The whole book was a play within a book about a play that was being acted out with real people, and everything was, well, kind of over the top and fabulous. It was delightful and it made the plot move along at a good clip.
Pen is a lovely character, quite the gentleman. He has strength of character with a sweet soul. Pen was in need of (much deserved) unconditional love and affection.
Orsini is a star whether as a male or female. Such a big heart filled with kindness, passion and amore.
Pagolo the parrot was outrageously portrayed but this really suits the story and the play within.
The secondary characters are well developed – you can love those you should, and you can boo-hiss those you don’t.

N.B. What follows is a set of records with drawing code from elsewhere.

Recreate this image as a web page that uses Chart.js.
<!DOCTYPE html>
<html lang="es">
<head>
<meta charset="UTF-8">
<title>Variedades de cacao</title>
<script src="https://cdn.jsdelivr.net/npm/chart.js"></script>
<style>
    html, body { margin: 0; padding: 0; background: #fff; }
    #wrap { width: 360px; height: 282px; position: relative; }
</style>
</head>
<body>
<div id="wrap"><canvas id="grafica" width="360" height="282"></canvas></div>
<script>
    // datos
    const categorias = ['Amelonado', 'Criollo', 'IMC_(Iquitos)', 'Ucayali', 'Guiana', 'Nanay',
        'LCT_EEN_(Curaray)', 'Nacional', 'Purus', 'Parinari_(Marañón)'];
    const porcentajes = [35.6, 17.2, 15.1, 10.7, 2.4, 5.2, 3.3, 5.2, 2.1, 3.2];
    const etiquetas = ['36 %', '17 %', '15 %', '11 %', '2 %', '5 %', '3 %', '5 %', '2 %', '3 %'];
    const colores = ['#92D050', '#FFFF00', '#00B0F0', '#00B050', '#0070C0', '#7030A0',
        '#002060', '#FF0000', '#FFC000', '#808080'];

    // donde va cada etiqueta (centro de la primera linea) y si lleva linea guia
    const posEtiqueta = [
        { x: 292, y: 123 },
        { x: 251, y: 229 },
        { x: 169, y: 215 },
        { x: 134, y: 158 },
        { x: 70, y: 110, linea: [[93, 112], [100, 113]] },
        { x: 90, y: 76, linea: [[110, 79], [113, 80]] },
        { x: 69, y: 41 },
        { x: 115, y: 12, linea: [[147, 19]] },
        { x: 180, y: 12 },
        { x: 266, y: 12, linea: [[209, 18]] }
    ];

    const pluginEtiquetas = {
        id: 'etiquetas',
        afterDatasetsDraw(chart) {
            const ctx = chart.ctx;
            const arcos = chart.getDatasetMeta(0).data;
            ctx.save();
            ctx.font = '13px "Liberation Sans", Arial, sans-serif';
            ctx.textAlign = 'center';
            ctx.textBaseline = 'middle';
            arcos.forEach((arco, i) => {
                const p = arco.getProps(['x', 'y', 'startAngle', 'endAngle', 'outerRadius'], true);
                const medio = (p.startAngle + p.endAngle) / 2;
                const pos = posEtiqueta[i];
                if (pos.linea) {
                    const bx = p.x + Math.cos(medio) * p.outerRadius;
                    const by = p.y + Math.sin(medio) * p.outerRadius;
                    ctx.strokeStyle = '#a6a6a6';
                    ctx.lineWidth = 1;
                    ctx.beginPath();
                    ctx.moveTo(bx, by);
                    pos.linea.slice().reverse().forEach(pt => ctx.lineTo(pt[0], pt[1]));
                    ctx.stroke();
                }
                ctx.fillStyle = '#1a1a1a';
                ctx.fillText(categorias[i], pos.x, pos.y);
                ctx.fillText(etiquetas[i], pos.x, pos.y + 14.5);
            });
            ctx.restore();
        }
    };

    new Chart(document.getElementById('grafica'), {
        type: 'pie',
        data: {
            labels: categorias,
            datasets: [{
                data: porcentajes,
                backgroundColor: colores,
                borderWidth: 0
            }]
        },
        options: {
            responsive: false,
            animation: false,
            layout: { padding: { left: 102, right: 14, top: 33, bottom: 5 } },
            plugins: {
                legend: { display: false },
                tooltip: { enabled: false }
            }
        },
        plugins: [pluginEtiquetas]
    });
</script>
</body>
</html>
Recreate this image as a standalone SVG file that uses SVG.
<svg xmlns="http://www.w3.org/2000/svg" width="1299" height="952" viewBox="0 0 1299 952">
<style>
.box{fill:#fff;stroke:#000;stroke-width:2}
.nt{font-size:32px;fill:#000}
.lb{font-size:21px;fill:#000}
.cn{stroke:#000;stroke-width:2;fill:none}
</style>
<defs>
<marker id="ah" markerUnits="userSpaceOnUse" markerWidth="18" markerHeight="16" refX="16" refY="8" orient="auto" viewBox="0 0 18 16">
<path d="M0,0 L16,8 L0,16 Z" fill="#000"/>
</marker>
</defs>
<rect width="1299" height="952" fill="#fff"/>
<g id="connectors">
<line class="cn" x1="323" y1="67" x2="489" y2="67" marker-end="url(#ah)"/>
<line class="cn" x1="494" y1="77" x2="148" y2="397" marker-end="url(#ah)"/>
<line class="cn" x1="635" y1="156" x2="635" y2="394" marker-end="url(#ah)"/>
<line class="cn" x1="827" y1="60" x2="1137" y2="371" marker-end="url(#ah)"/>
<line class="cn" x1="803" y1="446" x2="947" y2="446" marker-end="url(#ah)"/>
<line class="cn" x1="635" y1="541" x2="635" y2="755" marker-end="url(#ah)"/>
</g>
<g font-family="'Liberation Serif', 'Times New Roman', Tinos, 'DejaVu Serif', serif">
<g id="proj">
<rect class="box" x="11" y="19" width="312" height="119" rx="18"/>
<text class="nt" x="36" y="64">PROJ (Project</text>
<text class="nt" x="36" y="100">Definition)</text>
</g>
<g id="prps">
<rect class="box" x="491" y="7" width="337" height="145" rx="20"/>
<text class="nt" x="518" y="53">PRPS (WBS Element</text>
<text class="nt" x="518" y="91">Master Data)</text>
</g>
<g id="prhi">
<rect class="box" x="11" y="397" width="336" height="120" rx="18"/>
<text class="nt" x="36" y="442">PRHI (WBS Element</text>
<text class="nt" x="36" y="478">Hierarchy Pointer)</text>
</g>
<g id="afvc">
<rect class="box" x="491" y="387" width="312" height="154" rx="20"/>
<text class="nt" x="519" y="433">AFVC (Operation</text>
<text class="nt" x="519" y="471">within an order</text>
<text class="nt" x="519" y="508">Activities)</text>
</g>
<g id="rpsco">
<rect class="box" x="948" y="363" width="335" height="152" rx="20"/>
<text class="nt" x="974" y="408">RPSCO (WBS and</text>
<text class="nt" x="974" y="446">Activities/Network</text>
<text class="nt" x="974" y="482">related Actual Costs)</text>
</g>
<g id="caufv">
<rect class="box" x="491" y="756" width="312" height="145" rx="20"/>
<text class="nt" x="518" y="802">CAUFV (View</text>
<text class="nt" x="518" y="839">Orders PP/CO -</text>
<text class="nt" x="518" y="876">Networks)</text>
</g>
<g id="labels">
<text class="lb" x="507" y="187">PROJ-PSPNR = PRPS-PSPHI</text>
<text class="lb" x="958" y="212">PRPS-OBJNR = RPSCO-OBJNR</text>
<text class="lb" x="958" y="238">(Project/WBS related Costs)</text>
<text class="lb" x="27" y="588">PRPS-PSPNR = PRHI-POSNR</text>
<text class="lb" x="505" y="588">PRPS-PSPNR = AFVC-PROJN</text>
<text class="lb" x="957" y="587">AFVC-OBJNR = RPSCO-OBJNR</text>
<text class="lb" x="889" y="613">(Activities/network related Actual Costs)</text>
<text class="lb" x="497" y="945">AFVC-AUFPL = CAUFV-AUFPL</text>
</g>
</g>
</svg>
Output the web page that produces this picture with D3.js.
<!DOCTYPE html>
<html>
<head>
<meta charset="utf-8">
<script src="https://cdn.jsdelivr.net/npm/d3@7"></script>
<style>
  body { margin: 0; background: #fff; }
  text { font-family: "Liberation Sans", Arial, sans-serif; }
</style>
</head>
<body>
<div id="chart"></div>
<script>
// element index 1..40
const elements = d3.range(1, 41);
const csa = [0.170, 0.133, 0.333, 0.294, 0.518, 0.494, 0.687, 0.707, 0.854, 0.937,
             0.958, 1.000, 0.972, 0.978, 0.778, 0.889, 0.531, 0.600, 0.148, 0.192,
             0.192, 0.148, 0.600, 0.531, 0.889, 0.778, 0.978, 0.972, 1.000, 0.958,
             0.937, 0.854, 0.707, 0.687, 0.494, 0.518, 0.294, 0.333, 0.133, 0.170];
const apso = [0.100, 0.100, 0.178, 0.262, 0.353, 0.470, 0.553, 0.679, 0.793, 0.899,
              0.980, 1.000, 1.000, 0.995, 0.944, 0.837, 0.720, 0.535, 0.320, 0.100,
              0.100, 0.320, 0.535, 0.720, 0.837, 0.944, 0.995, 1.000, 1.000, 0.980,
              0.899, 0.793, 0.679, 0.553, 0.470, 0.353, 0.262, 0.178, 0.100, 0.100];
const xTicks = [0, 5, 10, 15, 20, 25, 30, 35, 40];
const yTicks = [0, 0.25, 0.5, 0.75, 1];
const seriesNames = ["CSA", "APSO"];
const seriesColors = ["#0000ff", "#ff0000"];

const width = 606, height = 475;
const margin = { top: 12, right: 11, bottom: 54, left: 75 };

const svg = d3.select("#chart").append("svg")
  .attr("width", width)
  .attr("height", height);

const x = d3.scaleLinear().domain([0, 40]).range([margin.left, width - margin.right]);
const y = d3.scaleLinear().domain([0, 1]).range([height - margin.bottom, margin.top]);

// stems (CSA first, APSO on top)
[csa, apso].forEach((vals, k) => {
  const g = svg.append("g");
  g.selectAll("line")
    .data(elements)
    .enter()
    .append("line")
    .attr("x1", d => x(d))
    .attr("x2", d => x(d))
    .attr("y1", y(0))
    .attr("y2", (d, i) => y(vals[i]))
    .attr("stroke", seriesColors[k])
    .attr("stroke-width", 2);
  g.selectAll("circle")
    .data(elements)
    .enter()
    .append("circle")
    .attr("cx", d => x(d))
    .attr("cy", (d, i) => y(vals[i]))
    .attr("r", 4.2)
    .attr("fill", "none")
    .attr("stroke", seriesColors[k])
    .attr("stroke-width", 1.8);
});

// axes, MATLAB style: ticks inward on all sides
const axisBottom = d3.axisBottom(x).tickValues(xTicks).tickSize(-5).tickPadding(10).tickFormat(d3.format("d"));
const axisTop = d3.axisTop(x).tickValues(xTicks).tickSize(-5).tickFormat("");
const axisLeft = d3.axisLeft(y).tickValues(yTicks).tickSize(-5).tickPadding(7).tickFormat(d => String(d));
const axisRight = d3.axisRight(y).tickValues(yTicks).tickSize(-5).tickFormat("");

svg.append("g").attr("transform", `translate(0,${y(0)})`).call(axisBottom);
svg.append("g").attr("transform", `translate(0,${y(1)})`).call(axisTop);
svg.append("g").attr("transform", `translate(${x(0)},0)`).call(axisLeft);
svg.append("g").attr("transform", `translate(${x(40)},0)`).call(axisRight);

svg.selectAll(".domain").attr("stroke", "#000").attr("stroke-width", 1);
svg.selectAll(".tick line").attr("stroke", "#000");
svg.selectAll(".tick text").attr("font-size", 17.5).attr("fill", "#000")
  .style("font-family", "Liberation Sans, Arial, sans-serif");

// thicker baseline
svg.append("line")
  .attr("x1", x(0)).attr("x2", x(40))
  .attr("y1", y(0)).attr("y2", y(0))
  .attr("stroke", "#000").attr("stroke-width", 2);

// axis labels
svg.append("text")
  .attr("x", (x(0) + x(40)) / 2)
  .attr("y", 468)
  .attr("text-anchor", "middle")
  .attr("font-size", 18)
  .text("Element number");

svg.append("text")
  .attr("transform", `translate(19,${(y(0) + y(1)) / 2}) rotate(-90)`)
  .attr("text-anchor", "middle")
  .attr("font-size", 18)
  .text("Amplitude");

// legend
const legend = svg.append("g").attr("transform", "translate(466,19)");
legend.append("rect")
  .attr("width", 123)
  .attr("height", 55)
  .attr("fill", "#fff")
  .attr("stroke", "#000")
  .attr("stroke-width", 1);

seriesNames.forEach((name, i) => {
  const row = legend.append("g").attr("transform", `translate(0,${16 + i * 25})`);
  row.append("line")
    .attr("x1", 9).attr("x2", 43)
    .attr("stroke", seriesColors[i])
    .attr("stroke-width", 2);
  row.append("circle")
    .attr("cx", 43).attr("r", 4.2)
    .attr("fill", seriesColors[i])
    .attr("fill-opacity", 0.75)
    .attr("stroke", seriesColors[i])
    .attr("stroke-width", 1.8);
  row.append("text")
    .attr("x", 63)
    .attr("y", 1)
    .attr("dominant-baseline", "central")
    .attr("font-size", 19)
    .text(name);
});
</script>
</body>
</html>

The romance was a slow burn and while there isn’t an overabundance of sex, and I was glad of that, it really was just right for the book… and very, very sensual.
There is a mystery to be solved and Pen and Orsini take this task on with gusto.
One other thing, I appreciated how Pen was written with some fallout from having been in battle. His hands would shake on occasion. He was affected but this is easy reading so nothing grand is made of it, just a slight gesture or behaviour here or there which portrayed a lot with so little.
Fun, fabulous and flirtatious, The Captain and the Theatrical was delightfully light-hearted romance reading. This pair of Curzon and Harkstead have an in-sync flow to their writing, complete with lovable and well-drawn characters. All in all, this book was a highly enjoyable reading experience. 4.5 Stars!